- [Request]: Faithfully return all lines, omitting every embedded picture.

──────

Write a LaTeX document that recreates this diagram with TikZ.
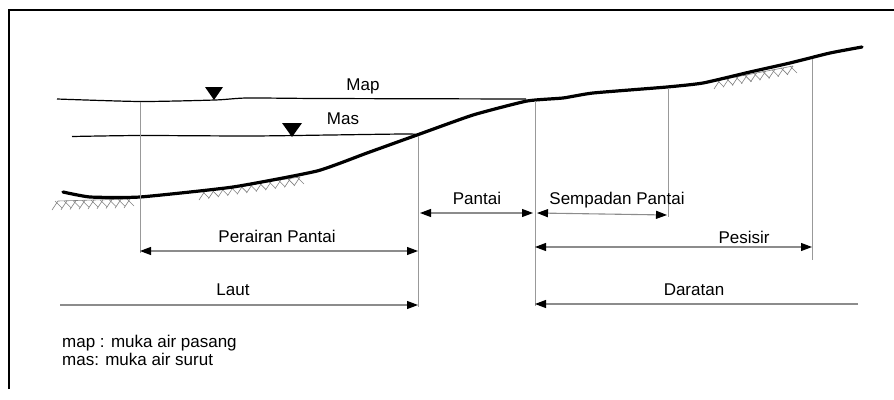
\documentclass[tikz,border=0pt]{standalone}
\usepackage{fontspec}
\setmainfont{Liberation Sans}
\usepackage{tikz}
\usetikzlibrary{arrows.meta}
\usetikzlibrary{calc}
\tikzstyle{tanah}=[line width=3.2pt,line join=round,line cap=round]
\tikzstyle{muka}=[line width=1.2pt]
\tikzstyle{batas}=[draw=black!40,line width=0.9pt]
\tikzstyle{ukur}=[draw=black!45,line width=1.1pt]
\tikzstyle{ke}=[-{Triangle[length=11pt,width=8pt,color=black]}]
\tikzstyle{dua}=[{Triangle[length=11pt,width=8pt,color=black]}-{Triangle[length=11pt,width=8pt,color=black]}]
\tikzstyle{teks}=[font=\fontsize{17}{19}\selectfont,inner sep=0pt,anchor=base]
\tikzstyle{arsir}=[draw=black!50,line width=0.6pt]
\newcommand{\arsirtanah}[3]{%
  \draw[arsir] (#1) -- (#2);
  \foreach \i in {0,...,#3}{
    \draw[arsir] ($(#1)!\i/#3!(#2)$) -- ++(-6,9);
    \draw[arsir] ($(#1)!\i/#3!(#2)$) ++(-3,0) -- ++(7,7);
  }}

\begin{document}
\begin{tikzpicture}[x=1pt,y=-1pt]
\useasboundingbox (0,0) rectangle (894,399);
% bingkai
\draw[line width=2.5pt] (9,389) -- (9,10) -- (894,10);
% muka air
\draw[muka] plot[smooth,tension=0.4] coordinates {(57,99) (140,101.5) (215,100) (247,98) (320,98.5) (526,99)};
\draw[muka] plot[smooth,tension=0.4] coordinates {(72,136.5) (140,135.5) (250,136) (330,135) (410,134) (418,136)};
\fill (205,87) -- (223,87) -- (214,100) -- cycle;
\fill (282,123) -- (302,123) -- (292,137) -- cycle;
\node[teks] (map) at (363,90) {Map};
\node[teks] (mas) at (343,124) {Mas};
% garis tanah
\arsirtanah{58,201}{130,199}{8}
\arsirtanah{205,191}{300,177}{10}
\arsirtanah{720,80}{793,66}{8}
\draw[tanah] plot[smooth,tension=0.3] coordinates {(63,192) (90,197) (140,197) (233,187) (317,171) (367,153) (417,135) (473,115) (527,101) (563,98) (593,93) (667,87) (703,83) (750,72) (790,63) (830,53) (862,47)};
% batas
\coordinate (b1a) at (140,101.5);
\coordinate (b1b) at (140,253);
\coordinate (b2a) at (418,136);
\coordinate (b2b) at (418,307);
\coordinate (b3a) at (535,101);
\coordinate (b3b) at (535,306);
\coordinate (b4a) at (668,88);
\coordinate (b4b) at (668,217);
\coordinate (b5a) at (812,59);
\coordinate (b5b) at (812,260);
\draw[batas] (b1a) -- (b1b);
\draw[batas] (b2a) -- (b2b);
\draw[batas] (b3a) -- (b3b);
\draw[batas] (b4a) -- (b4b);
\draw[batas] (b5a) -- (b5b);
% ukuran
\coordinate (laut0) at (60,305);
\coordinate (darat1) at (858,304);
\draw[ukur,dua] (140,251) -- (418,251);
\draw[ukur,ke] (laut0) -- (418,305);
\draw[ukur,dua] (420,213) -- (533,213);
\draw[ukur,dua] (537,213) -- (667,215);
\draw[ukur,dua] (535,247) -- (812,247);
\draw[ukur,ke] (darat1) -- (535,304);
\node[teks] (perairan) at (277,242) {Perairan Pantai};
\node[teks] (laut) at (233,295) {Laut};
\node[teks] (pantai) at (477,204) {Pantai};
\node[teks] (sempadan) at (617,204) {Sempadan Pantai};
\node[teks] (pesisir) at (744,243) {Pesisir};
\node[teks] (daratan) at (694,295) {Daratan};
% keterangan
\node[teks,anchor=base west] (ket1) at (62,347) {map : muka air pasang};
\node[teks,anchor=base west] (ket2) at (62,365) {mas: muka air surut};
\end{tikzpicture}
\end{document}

──────

- [Answer for this exercise]:
Write a LaTeX document that recreates this diagram with TikZ.
\documentclass[tikz,border=0pt]{standalone}
\usepackage{fontspec}
\setmainfont{Liberation Sans}
\usepackage{tikz}
\usetikzlibrary{arrows.meta}
\usetikzlibrary{calc}
\tikzstyle{tanah}=[line width=3.2pt,line join=round,line cap=round]
\tikzstyle{muka}=[line width=1.2pt]
\tikzstyle{batas}=[draw=black!40,line width=0.9pt]
\tikzstyle{ukur}=[draw=black!45,line width=1.1pt]
\tikzstyle{ke}=[-{Triangle[length=11pt,width=8pt,color=black]}]
\tikzstyle{dua}=[{Triangle[length=11pt,width=8pt,color=black]}-{Triangle[length=11pt,width=8pt,color=black]}]
\tikzstyle{teks}=[font=\fontsize{17}{19}\selectfont,inner sep=0pt,anchor=base]
\tikzstyle{arsir}=[draw=black!50,line width=0.6pt]
\newcommand{\arsirtanah}[3]{%
  \draw[arsir] (#1) -- (#2);
  \foreach \i in {0,...,#3}{
    \draw[arsir] ($(#1)!\i/#3!(#2)$) -- ++(-6,9);
    \draw[arsir] ($(#1)!\i/#3!(#2)$) ++(-3,0) -- ++(7,7);
  }}

\begin{document}
\begin{tikzpicture}[x=1pt,y=-1pt]
\useasboundingbox (0,0) rectangle (894,399);
% bingkai
\draw[line width=2.5pt] (9,389) -- (9,10) -- (894,10);
% muka air
\draw[muka] plot[smooth,tension=0.4] coordinates {(57,99) (140,101.5) (215,100) (247,98) (320,98.5) (526,99)};
\draw[muka] plot[smooth,tension=0.4] coordinates {(72,136.5) (140,135.5) (250,136) (330,135) (410,134) (418,136)};
\fill (205,87) -- (223,87) -- (214,100) -- cycle;
\fill (282,123) -- (302,123) -- (292,137) -- cycle;
\node[teks] (map) at (363,90) {Map};
\node[teks] (mas) at (343,124) {Mas};
% garis tanah
\arsirtanah{58,201}{130,199}{8}
\arsirtanah{205,191}{300,177}{10}
\arsirtanah{720,80}{793,66}{8}
\draw[tanah] plot[smooth,tension=0.3] coordinates {(63,192) (90,197) (140,197) (233,187) (317,171) (367,153) (417,135) (473,115) (527,101) (563,98) (593,93) (667,87) (703,83) (750,72) (790,63) (830,53) (862,47)};
% batas
\coordinate (b1a) at (140,101.5);
\coordinate (b1b) at (140,253);
\coordinate (b2a) at (418,136);
\coordinate (b2b) at (418,307);
\coordinate (b3a) at (535,101);
\coordinate (b3b) at (535,306);
\coordinate (b4a) at (668,88);
\coordinate (b4b) at (668,217);
\coordinate (b5a) at (812,59);
\coordinate (b5b) at (812,260);
\draw[batas] (b1a) -- (b1b);
\draw[batas] (b2a) -- (b2b);
\draw[batas] (b3a) -- (b3b);
\draw[batas] (b4a) -- (b4b);
\draw[batas] (b5a) -- (b5b);
% ukuran
\coordinate (laut0) at (60,305);
\coordinate (darat1) at (858,304);
\draw[ukur,dua] (140,251) -- (418,251);
\draw[ukur,ke] (laut0) -- (418,305);
\draw[ukur,dua] (420,213) -- (533,213);
\draw[ukur,dua] (537,213) -- (667,215);
\draw[ukur,dua] (535,247) -- (812,247);
\draw[ukur,ke] (darat1) -- (535,304);
\node[teks] (perairan) at (277,242) {Perairan Pantai};
\node[teks] (laut) at (233,295) {Laut};
\node[teks] (pantai) at (477,204) {Pantai};
\node[teks] (sempadan) at (617,204) {Sempadan Pantai};
\node[teks] (pesisir) at (744,243) {Pesisir};
\node[teks] (daratan) at (694,295) {Daratan};
% keterangan
\node[teks,anchor=base west] (ket1) at (62,347) {map : muka air pasang};
\node[teks,anchor=base west] (ket2) at (62,365) {mas: muka air surut};
\end{tikzpicture}
\end{document}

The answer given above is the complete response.